Modern power and energy systems are characterized by the wide integration of distributed generation, storage and electric vehicles, adoption of ICT solutions, and interconnection of different energy carriers and consumer engagement, posing new challenges and creating new opportunities. Advanced testing and validation methods are needed to efficiently validate power equipment and controls in the contemporary complex environment and support the transition to a cleaner and sustainable energy system. Real-time hardware-in-the-loop (HIL) simulation has proven to be an effective method for validating and de-risking power system equipment in highly realistic, flexible, and repeatable conditions.
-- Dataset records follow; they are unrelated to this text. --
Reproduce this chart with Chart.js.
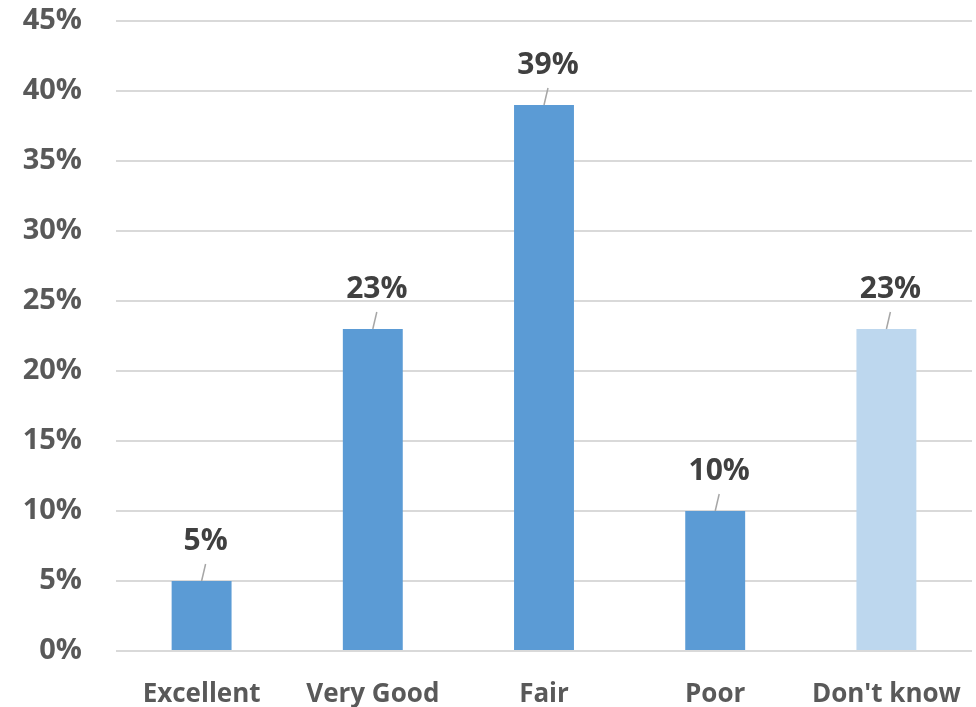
<!DOCTYPE html>
<html>
<head>
<meta charset="utf-8">
<script src="https://cdn.jsdelivr.net/npm/chart.js@4/dist/chart.umd.min.js"></script>
<style>
  html, body { margin: 0; padding: 0; background: #fff; }
  #wrap { width: 976px; height: 707px; }
</style>
</head>
<body>
<div id="wrap"><canvas id="chart" width="976" height="707"></canvas></div>
<script>
// --- data ---
const categories = ['Excellent', 'Very Good', 'Fair', 'Poor', "Don't know"];
const shares = [5, 23, 39, 10, 23];
const barColors = ['#5B9BD5', '#5B9BD5', '#5B9BD5', '#5B9BD5', '#BDD7EE'];

const FONT = "'Open Sans', 'Liberation Sans', sans-serif";

// value labels with little leader lines, like the original
const leaderLabels = {
    id: 'leaderLabels',
    afterDatasetsDraw(chart) {
        const c = chart.ctx;
        const meta = chart.getDatasetMeta(0);
        c.save();
        meta.data.forEach((bar, i) => {
            const x = bar.x, top = bar.y;
            c.strokeStyle = '#A6A6A6';
            c.lineWidth = 1.5;
            c.beginPath();
            c.moveTo(x, top);
            c.lineTo(x + 4, top - 17);
            c.stroke();
            c.fillStyle = '#404040';
            c.font = 'bold 30px ' + FONT;
            c.textAlign = 'center';
            c.textBaseline = 'middle';
            c.fillText(shares[i] + '%', x + 4, top - 40);
        });
        c.restore();
    }
};

const chart = new Chart(document.getElementById('chart'), {
    type: 'bar',
    data: {
        labels: categories,
        datasets: [{
            data: shares,
            backgroundColor: barColors,
            categoryPercentage: 1,
            barPercentage: 0.35
        }]
    },
    options: {
        responsive: false,
        animation: false,
        layout: { padding: { top: 21, right: 4, left: 0, bottom: 0 } },
        plugins: { legend: { display: false }, tooltip: { enabled: false } },
        scales: {
            x: {
                grid: { display: false },
                border: { display: false },
                ticks: { color: '#595959', font: { family: FONT, size: 26, weight: 'bold' }, padding: 20, maxRotation: 0 },
                afterFit: s => { s.height = 56; s.paddingLeft = 0; s.paddingRight = 0; }
            },
            y: {
                min: 0, max: 45,
                border: { display: false },
                grid: { color: '#D9D9D9', lineWidth: 2, drawTicks: false },
                ticks: {
                    stepSize: 5,
                    color: '#595959',
                    font: { family: FONT, size: 29, weight: 'bold' },
                    padding: 34,
                    callback: v => v + '%'
                },
                afterFit: s => { s.width = 116; s.paddingTop = 0; s.paddingBottom = 0; }
            }
        }
    },
    plugins: [leaderLabels]
});
</script>
</body>
</html>
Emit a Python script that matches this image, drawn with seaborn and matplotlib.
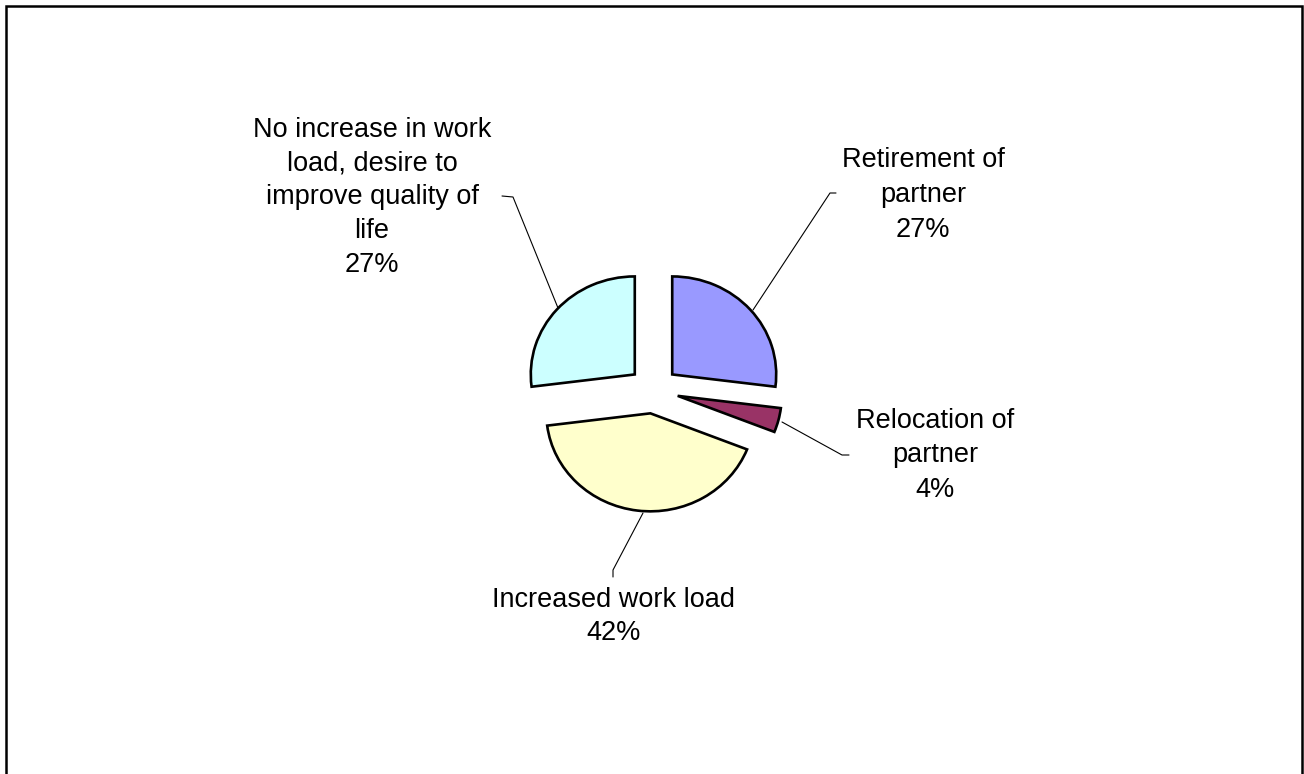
import matplotlib
matplotlib.use("Agg")
import matplotlib.pyplot as plt
from matplotlib.lines import Line2D
from matplotlib.patches import Rectangle
import seaborn as sns

# Survey answers, clockwise from 12 o'clock
categories = [
    "Retirement of\npartner",
    "Relocation of\npartner",
    "Increased work load",
    "No increase in work\nload, desire to\nimprove quality of\nlife",
]
shares = [27, 4, 42, 27]
slice_colors = ["#9999FF", "#993366", "#FFFFCC", "#CCFFFF"]

sns.set_theme(style="white")
plt.rcParams["font.family"] = ["Liberation Sans", "DejaVu Sans"]

W, H = 1304, 774
fig = plt.figure(figsize=(W / 100, H / 100), dpi=100)
fig.patch.set_facecolor("white")

# pie centre and radii in pixels (slightly flattened vertically)
cx, cy, rx, ry = 653.5, 390.0, 104.0, 98.0

ax = fig.add_axes([0, 0, 1, 1])
ax.pie(
    shares,
    colors=slice_colors,
    explode=[0.24] * len(shares),
    startangle=90,
    counterclock=False,
    radius=1.0,
    wedgeprops=dict(edgecolor="black", linewidth=1.9),
)
ax.set_aspect("auto")
ax.set_xlim(-cx / rx, (W - cx) / rx)
ax.set_ylim((cy - H) / ry, cy / ry)
ax.axis("off")


def fx(px):
    return px / W


def fy(py):
    return 1 - py / H


# label blocks: centre x, baseline of first line, spacing
label_layout = [
    (923, 167, 35),
    (935, 428, 34.5),
    (614, 607, 33),
    (372, 137, 33.75),
]
# leader lines in pixel coordinates
leaders = [
    [(753, 310), (830, 193), (836, 193)],
    [(782, 422), (842, 455), (849, 455)],
    [(643, 513), (613, 570), (613, 577)],
    [(558, 308), (513, 197), (502, 196)],
]

for name, share, (lx, ly, dy), pts in zip(categories, shares, label_layout, leaders):
    lines = name.split("\n") + [f"{share}%"]
    for i, line in enumerate(lines):
        fig.text(fx(lx), fy(ly + i * dy), line, ha="center", va="baseline",
                 fontsize=19.5, color="black")
    fig.add_artist(Line2D([fx(p[0]) for p in pts], [fy(p[1]) for p in pts],
                          color="black", linewidth=0.8))

# outer chart frame (open at the bottom edge)
fig.add_artist(Rectangle((fx(5.5), fy(790)), fx(1302 - 5.5), (790 - 6) / H,
                         fill=False, edgecolor="black", linewidth=1.8,
                         transform=fig.transFigure))

fig.savefig("out.png", dpi=100, facecolor="white")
Controller hardware-in-the-loop (CHIL) and power hardware-in-the-loop (PHIL) are the two main HIL simulation methods used in industry and academia that contribute to system-level testing enhancement by exploiting the flexibility of digital simulations in testing actual controllers and power equipment. This book addresses recent advances in real-time HIL simulation in several domains (also in new and promising areas), including technique improvements to promote its wider use. It is composed of 14 papers dealing with advances in HIL testing of power electronic converters, power system protection, modeling for real-time digital simulation, co-simulation, geographically distributed HIL, and multiphysics HIL, among other topics.